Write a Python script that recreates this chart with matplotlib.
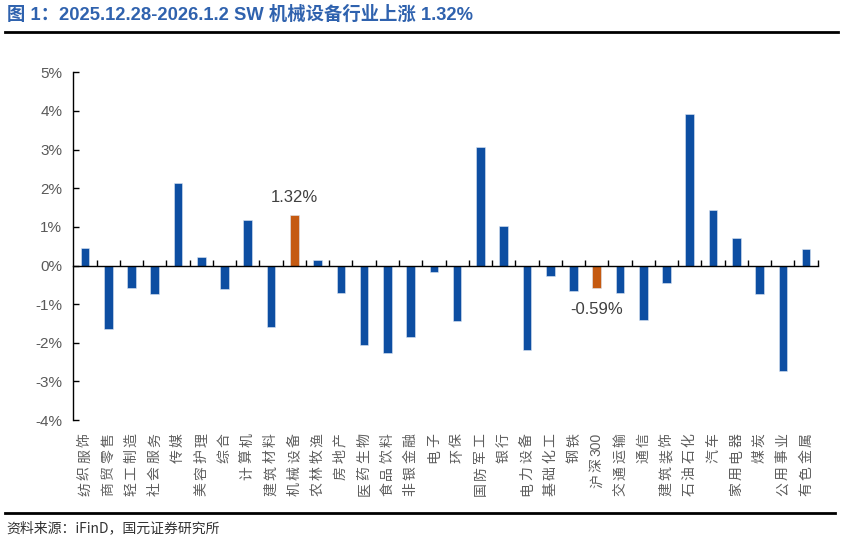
import matplotlib
matplotlib.use("Agg")
import matplotlib.pyplot as plt
from matplotlib.lines import Line2D

plt.rcParams['font.family'] = ['Liberation Sans', 'Noto Sans CJK SC', 'DejaVu Sans']

# 行业名称与周涨跌幅(%)
industries = ["纺织服饰", "商贸零售", "轻工制造", "社会服务", "传媒", "美容护理", "综合", "计算机",
              "建筑材料", "机械设备", "农林牧渔", "房地产", "医药生物", "食品饮料", "非银金融", "电子",
              "环保", "国防军工", "银行", "电力设备", "基础化工", "钢铁", "沪深300", "交通运输",
              "通信", "建筑装饰", "石油石化", "汽车", "家用电器", "煤炭", "公用事业", "有色金属"]
changes = [0.45, -1.64, -0.59, -0.73, 2.14, 0.22, -0.61, 1.17,
           -1.59, 1.32, 0.15, -0.70, -2.06, -2.27, -1.85, -0.17,
           -1.44, 3.06, 1.02, -2.19, -0.28, -0.65, -0.59, -0.72,
           -1.42, -0.45, 3.93, 1.45, 0.71, -0.75, -2.72, 0.42]
highlight = ["机械设备", "沪深300"]
yticks = [-4, -3, -2, -1, 0, 1, 2, 3, 4, 5]

BLUE = "#0D4EA2"
ORANGE = "#C55A11"

fig = plt.figure(figsize=(8.43, 5.42), dpi=100)
ax = fig.add_axes([0.087, 0.225, 0.883, 0.6415])

x = list(range(len(industries)))
colors = [ORANGE if n in highlight else BLUE for n in industries]
ax.bar(x, changes, width=0.37, color=colors, edgecolor="#DDE6F3", linewidth=0.4, zorder=2)

ax.set_xlim(-0.5, len(industries) - 0.5)
ax.set_ylim(-4, 5)
ax.set_yticks(yticks)
ax.set_yticklabels([f"{v}%" for v in yticks], color="#595959", fontsize=11)
ax.tick_params(axis="y", direction="in", length=4, width=1, pad=8)

# x轴放在0处，刻度在类别边界
ax.spines["bottom"].set_position(("data", 0))
ax.spines["top"].set_visible(False)
ax.spines["right"].set_visible(False)
ax.spines["left"].set_linewidth(1)
ax.spines["bottom"].set_linewidth(1)
ax.set_xticks([i + 0.5 for i in range(len(industries))])
ax.set_xticklabels([])
ax.tick_params(axis="x", direction="in", length=4, width=1)


# 竖排标签：整体旋转90度（从下往上读），逐字放置以加大字距
def tokens(name):
    out, buf = [], ""
    for ch in name:
        if ch.isdigit():
            buf += ch
        else:
            if buf:
                out.append(buf)
                buf = ""
            out.append(ch)
    if buf:
        out.append(buf)
    return out[::-1]


for i, name in enumerate(industries):
    off = 13  # 像素
    for t in tokens(name):
        ax.annotate(t, xy=(i, 0), xycoords=("data", "axes fraction"),
                    xytext=(0, -off * 0.72), textcoords="offset points",
                    ha="center", va="top", rotation=90, fontsize=10,
                    color="#5E5E5E")
        off += 25 if t.isdigit() else 16.5

# 数值标注
for n in highlight:
    i = industries.index(n)
    v = changes[i]
    if v >= 0:
        ax.annotate(f"{v:.2f}%", xy=(i, v), xytext=(0, 7), textcoords="offset points",
                    ha="center", va="bottom", fontsize=12, color="#404040")
    else:
        ax.annotate(f"{v:.2f}%", xy=(i, v), xytext=(0, -10), textcoords="offset points",
                    ha="center", va="top", fontsize=12, color="#404040")

# 标题与分隔线
fig.text(0.008, 0.972, "图 1：2025.12.28-2026.1.2 SW 机械设备行业上涨 1.32%",
         ha="left", va="center", fontsize=13.2, fontweight="bold", color="#2F62AE")
fig.add_artist(Line2D([0.006, 0.994], [0.941, 0.941], color="black", linewidth=2))
fig.add_artist(Line2D([0.006, 0.99], [0.054, 0.054], color="black", linewidth=2))
fig.text(0.008, 0.025, "资料来源：iFinD，国元证券研究所", ha="left", va="center",
         fontsize=10, color="#333333", family=["Noto Sans CJK SC"])

fig.savefig("out.png", dpi=100)
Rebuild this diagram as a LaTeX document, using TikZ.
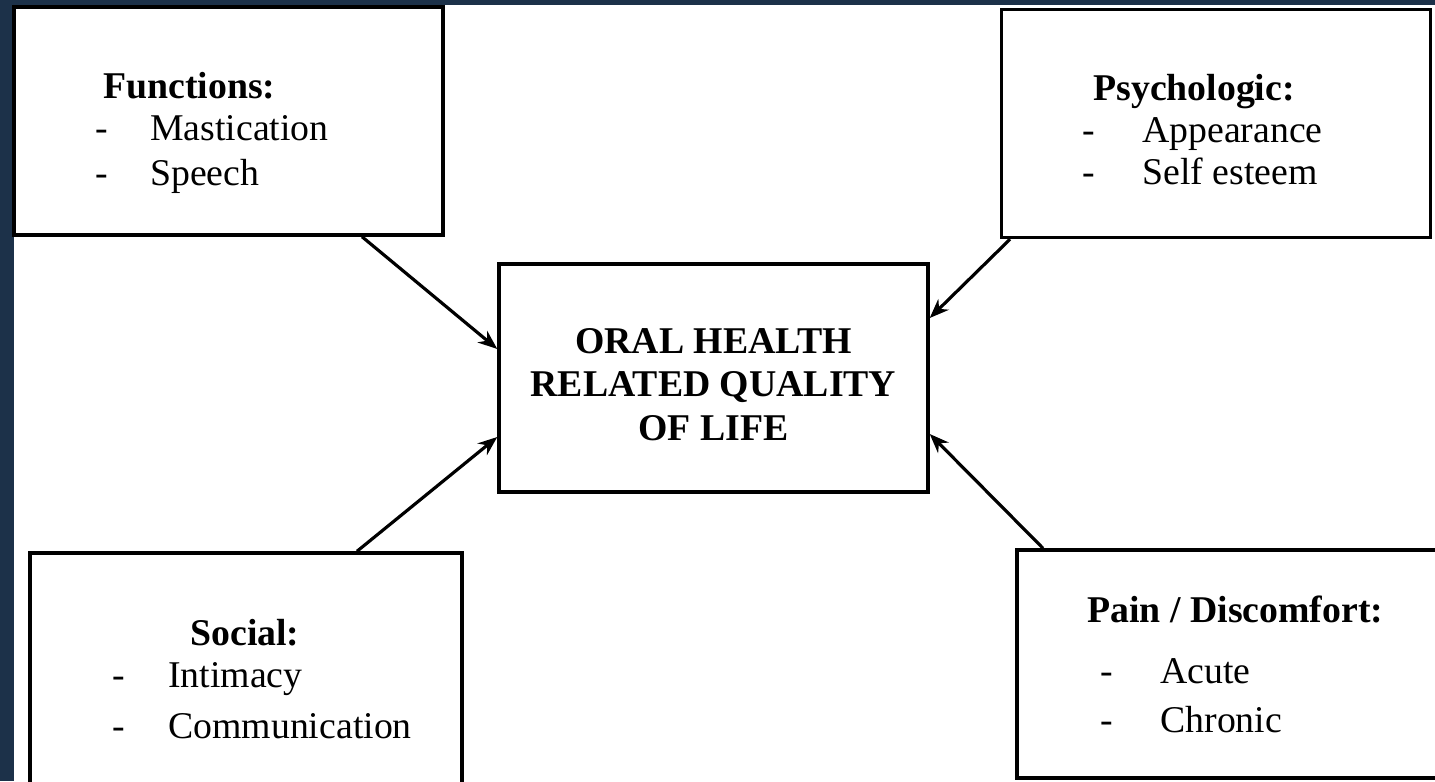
\documentclass[tikz,border=0pt]{standalone}
\usepackage{fontspec}
\setmainfont{Liberation Serif}
\usetikzlibrary{arrows.meta,calc}
\definecolor{slate}{HTML}{1C3149}
\tikzset{
	card/.style={draw=black, line width=2pt, fill=white, minimum width=8.58cm, minimum height=4.56cm, inner sep=0pt},
	cardtext/.style={anchor=base west, inner sep=0pt, font=\fontsize{21.5}{24}\selectfont},
	link/.style={line width=1.8pt, -{Stealth[length=11pt,width=8.5pt]}},
}
\newcommand{\dashitem}[2]{\makebox[#1][l]{-}#2}

\begin{document}
\begin{tikzpicture}[x=0.02cm, y=-0.02cm]
		%%%%% START %%%%%
		
		\clip (0,0) rectangle (1435,781);
		\fill[slate] (0,0) rectangle (1435,781);
		\fill[white] (14,5) rectangle (1435,781);
		
		\node[card] (fun) at (228.5,121) {};
		\node[card] (psy) at (1216,123.5) {};
		\node[card, minimum width=8.64cm, minimum height=5.2cm] (soc) at (246,683) {};
		\node[card] (pain) at (1231.5,664) {};
		\node[card] (main) at (713.5,378) {};
		
		\node[cardtext] (funtxt) at (95,98) {\begin{tabular}[t]{@{}l@{}}
			\hspace*{0.16cm}\textbf{Functions:}\\
			\dashitem{1.1cm}{Mastication}\\[0.06cm]
			\dashitem{1.1cm}{Speech}
		\end{tabular}};
		\node[cardtext] (psytxt) at (1082,100) {\begin{tabular}[t]{@{}l@{}}
			\hspace*{0.22cm}\textbf{Psychologic:}\\
			\dashitem{1.2cm}{Appearance}\\
			\dashitem{1.2cm}{Self esteem}
		\end{tabular}};
		\node[cardtext] (soctxt) at (112,645) {\begin{tabular}[t]{@{}l@{}}
			\hspace*{1.56cm}\textbf{Social:}\\
			\dashitem{1.12cm}{Intimacy}\\[0.18cm]
			\dashitem{1.12cm}{Communication}
		\end{tabular}};
		\node[cardtext] (paintxt) at (1087,622) {\begin{tabular}[t]{@{}l@{}}
			\textbf{Pain / Discomfort:}\\[0.38cm]
			\hspace*{0.26cm}\dashitem{1.2cm}{Acute}\\[0.14cm]
			\hspace*{0.26cm}\dashitem{1.2cm}{Chronic}
		\end{tabular}};
		
		\node[anchor=base, inner sep=0pt, font=\bfseries\fontsize{21.5}{25}\selectfont] (maintxt) at (713.5,353) {\begin{tabular}[t]{@{}c@{}}
			ORAL HEALTH\\
			RELATED QUALITY\\
			OF LIFE
		\end{tabular}};
		
		\draw[link] (362,0 |- fun.south) -- (main.west |- 0,349);
		\draw[link] (1010,0 |- psy.south) -- (main.east |- 0,318);
		\draw[link] (357,0 |- soc.north) -- (main.west |- 0,437);
		\draw[link] (1043,0 |- pain.north) -- (main.east |- 0,434);
		
		%%%%% END %%%%%
\end{tikzpicture}
\end{document}
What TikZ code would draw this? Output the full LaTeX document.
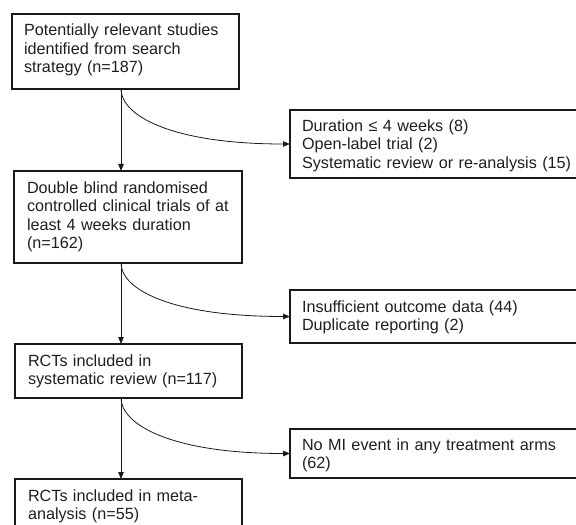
+ + + + + + +
Omit every picture, and please return the entries exactly from the first line through the line with "plt.rcParams['font.family'] = ['Liberation", both included.

Write a Python script that recreates this chart with matplotlib.
import matplotlib
matplotlib.use("Agg")
import matplotlib.pyplot as plt
from matplotlib.lines import Line2D

plt.rcParams['font.family'] = ['Liberation Sans', 'Noto Sans CJK SC', 'DejaVu Sans']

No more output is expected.